Rien n'est plus tragique que cette manière d'agir. C'est à se demander quel intérêt on peut trouver, humainement, à remplir cette belle mission de ministre, et en particulier de ministre de l'Education nationale, si c'est pour passer son temps à retarder l'application de réformes essentielles, dont dépend l'avenir du pays et que tout le monde approuve depuis longtemps.
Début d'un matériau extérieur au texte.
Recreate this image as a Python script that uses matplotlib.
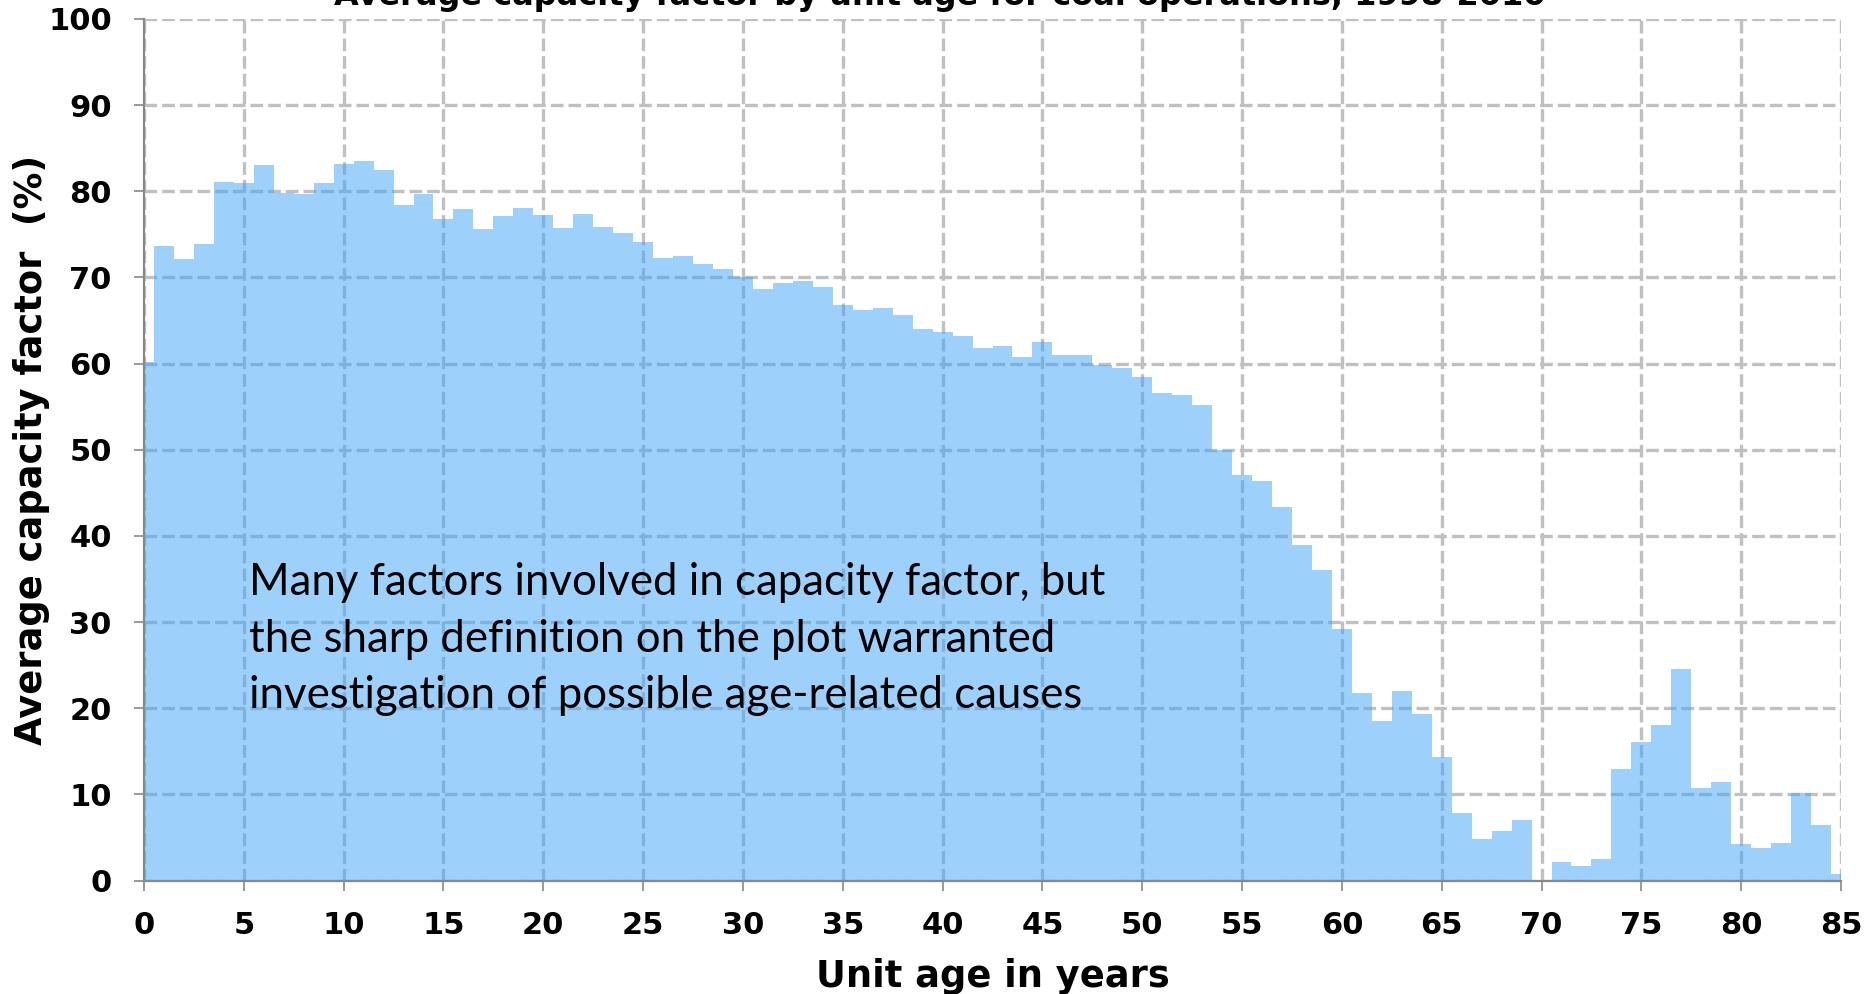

Est-ce seulement pour pouvoir se servir de telles idées, admises depuis belle lurette, afin de bâtir un programme pour une campagne présidentielle ?

 

Cela serait absurde, et d'aucune utilité : les électeurs se souviendront, je l'espère en tout cas, que la frénésie de l'inaction ne saurait tenir lieu de bilan, et encore moins de programme. 

Que cette rentrée soit vraiment, pour cette façon de faire de la politique, la dernière.